Farmers in countries that have experienced substantial currency devaluation, such as Russia, are enjoying higher returns for commodities like wheat, which has put them in the market for upgraded equipment.
Statistics show that the sales of big ticket items are down significantly this year. Grain producers in many parts of the world have used the strong returns of recent years to retool their equipment fleet.
Now, with storm clouds on the economic horizon, farmer investment has slowed.
In the United States, the storm has arrived. The strong U.S. dollar makes commodity prices far more worrisome than in Canada. An abundance of late-model used equipment is sitting on dealers’ lots, and inventory levels are in some cases worrisome.
European farmers love their equipment, and there’s an interesting battle between brand loyalty and economics. Conspicuous consumption also plays a role.
Some producers will stick to their favourite brand of tractors and combines no matter what. Their brand loyalty is akin to religion.
However, while most producers have some brand loyalty, they’re willing to see what competitors have to offer.
Many European farmers aspire to owning a Fendt, which is widely considered a high-quality tractor.
As well, the display of high-priced Lamborghini tractors at Agritechnica shows that some farmers want luxury and the ability to show off to their neighbours.

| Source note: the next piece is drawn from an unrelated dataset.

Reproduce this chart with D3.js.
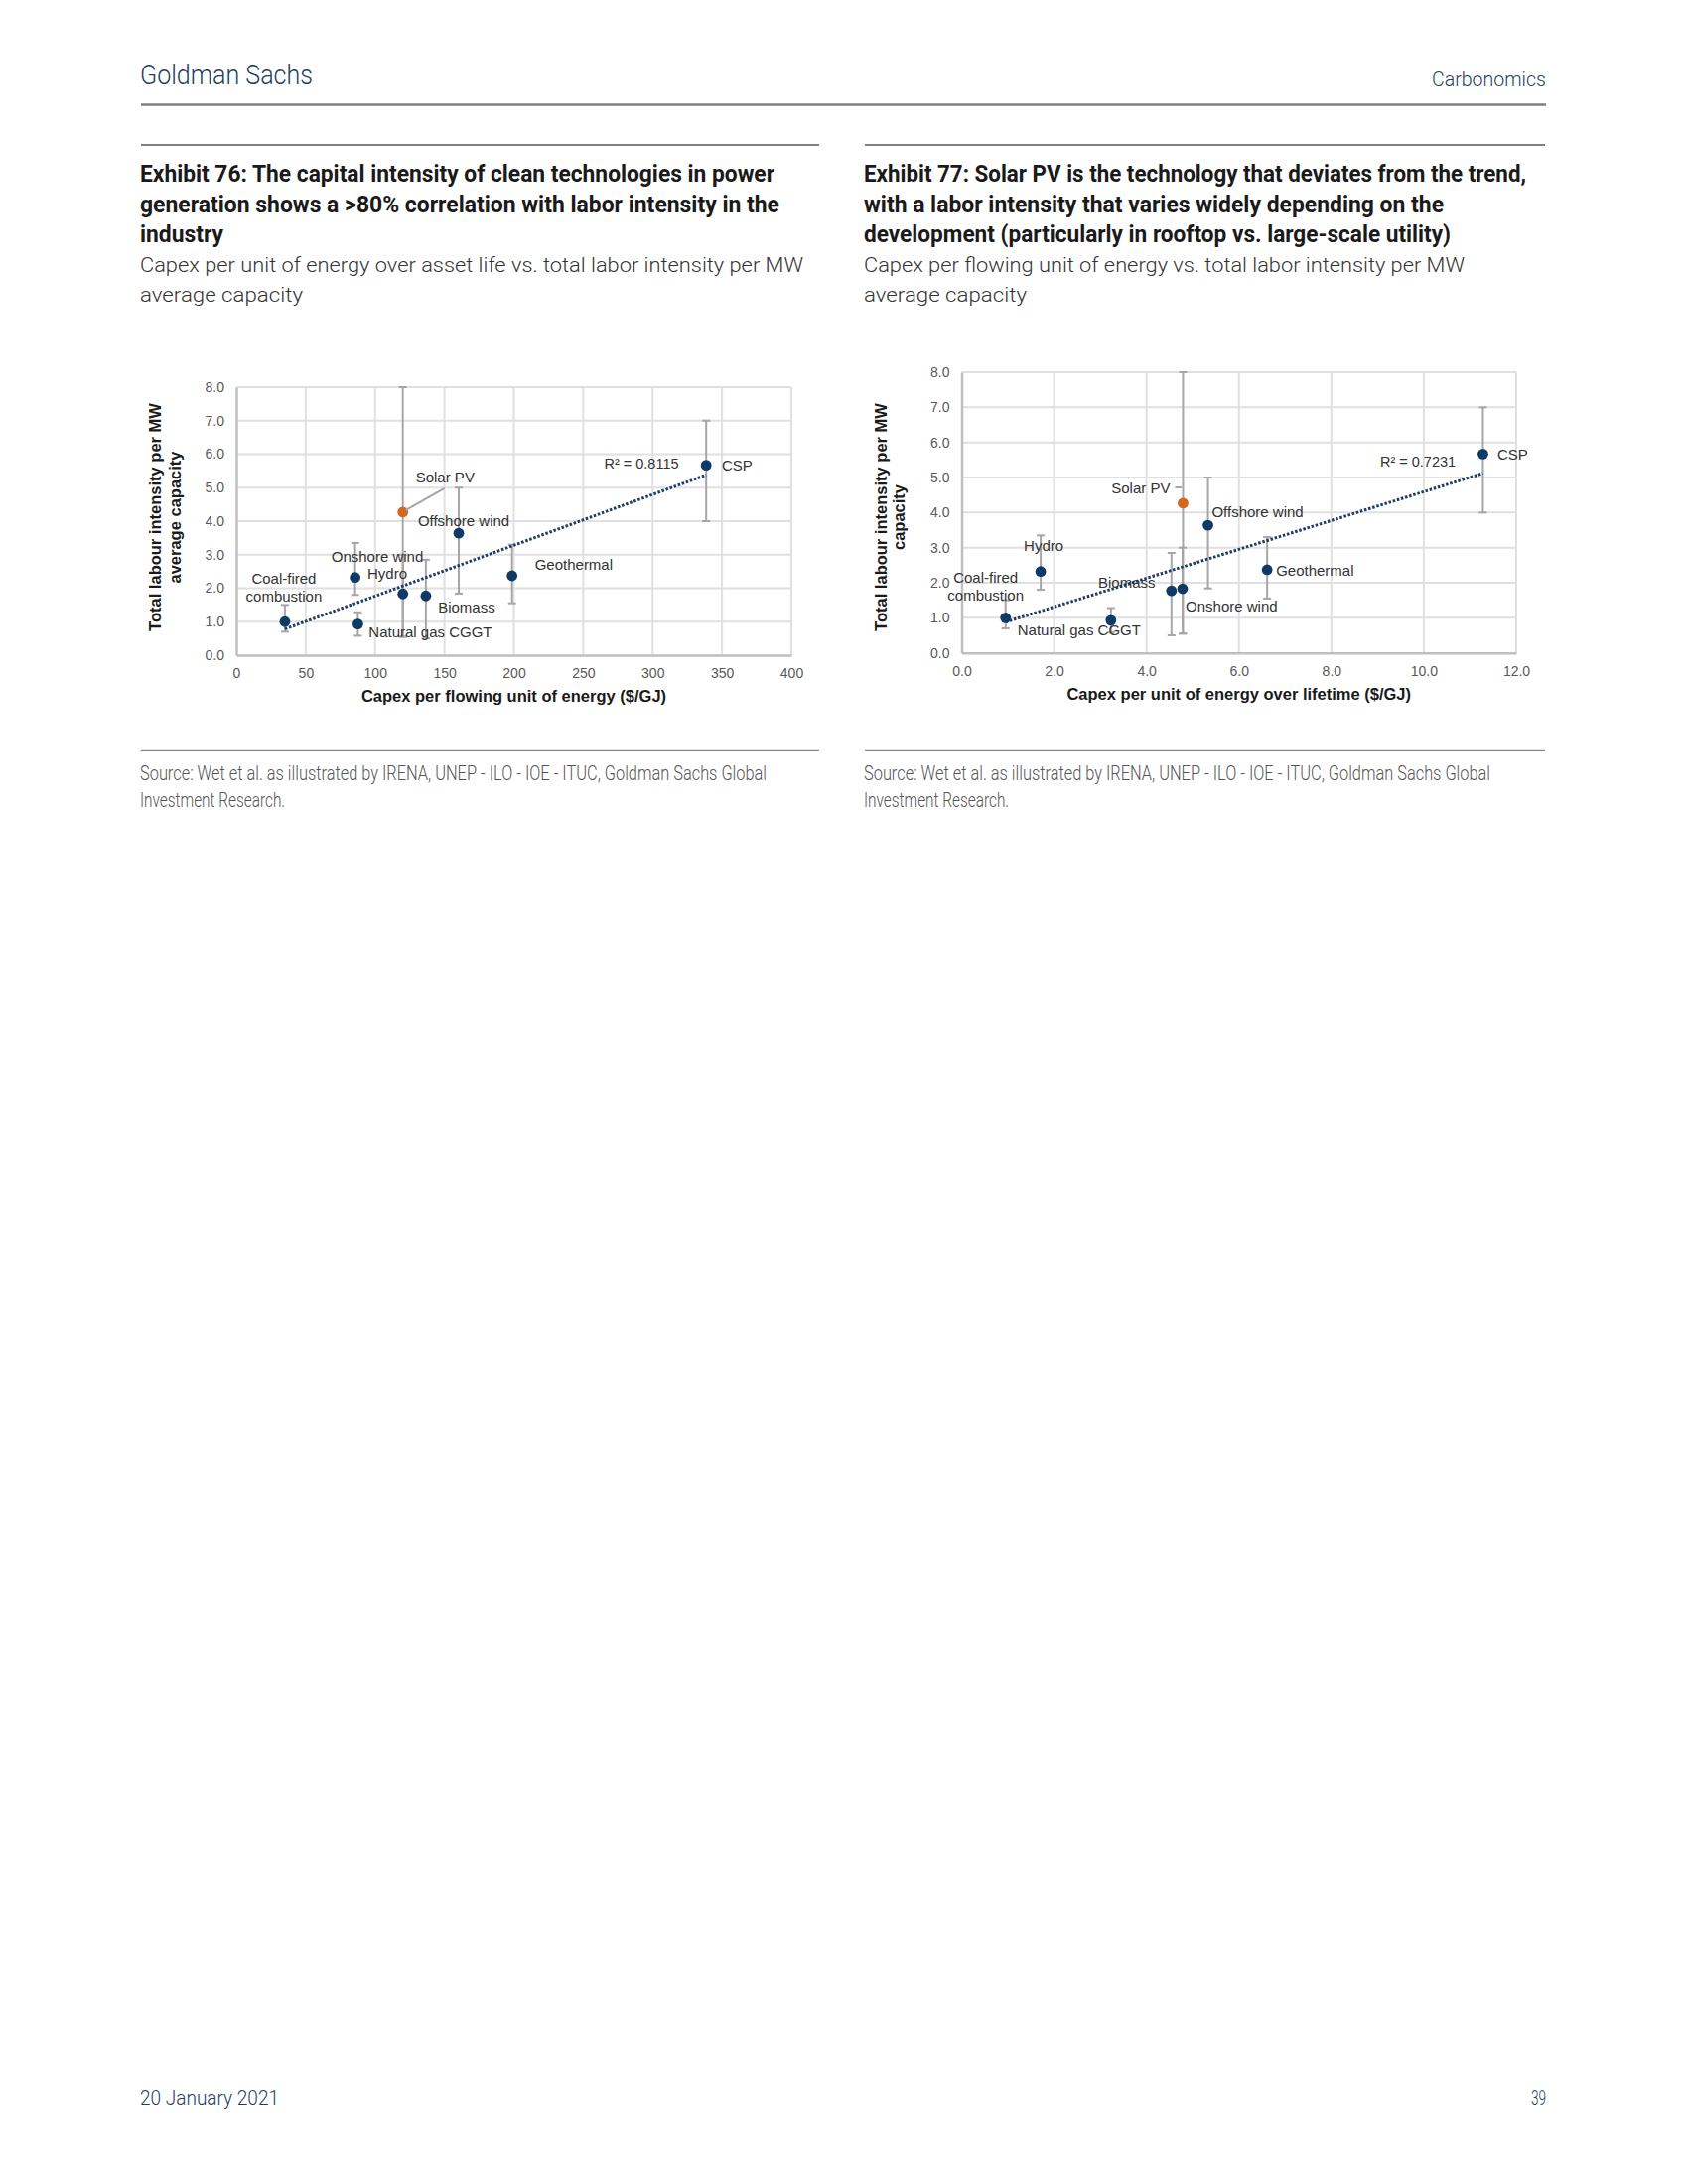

It’s probably a bigger factor in Canadian purchases than many like to admit.
Creature comforts in cab design are relatively easy to add, but true equipment innovation takes time.
The big German company Amazone displayed an innovation called AmaSpot, which senses green growth on the soil and only turns on spray nozzles when plants are present.
This type of technology has been displayed before, but Amazone is a year or two from commercialization. It probably needs to assess whether the chemical savings warrant the expense of the technology.
Krone, another German company, displayed what it claims is the world’s first mobile pelleting machine, the Premos 5000.
It picks up a swath of straw or hay and turns it into 16 millimetre diameter pellets. Krone has working machines but will test and refine them for the next couple of years.
Agtron Enterprises of Saskatoon launched a seed blockage and rate monitor that can be mounted on the bottom of the seed tube near the ground opener. It’s completely wireless and powered by machine vibration. However, it may take a year or two for the cost of the technology to drop enough to make the product competitive.
Deciding when to invest and how much to invest in new equipment and technology is a critical business decision for farmers. There are no easy answers, but it’s best to take emotion out of the equation.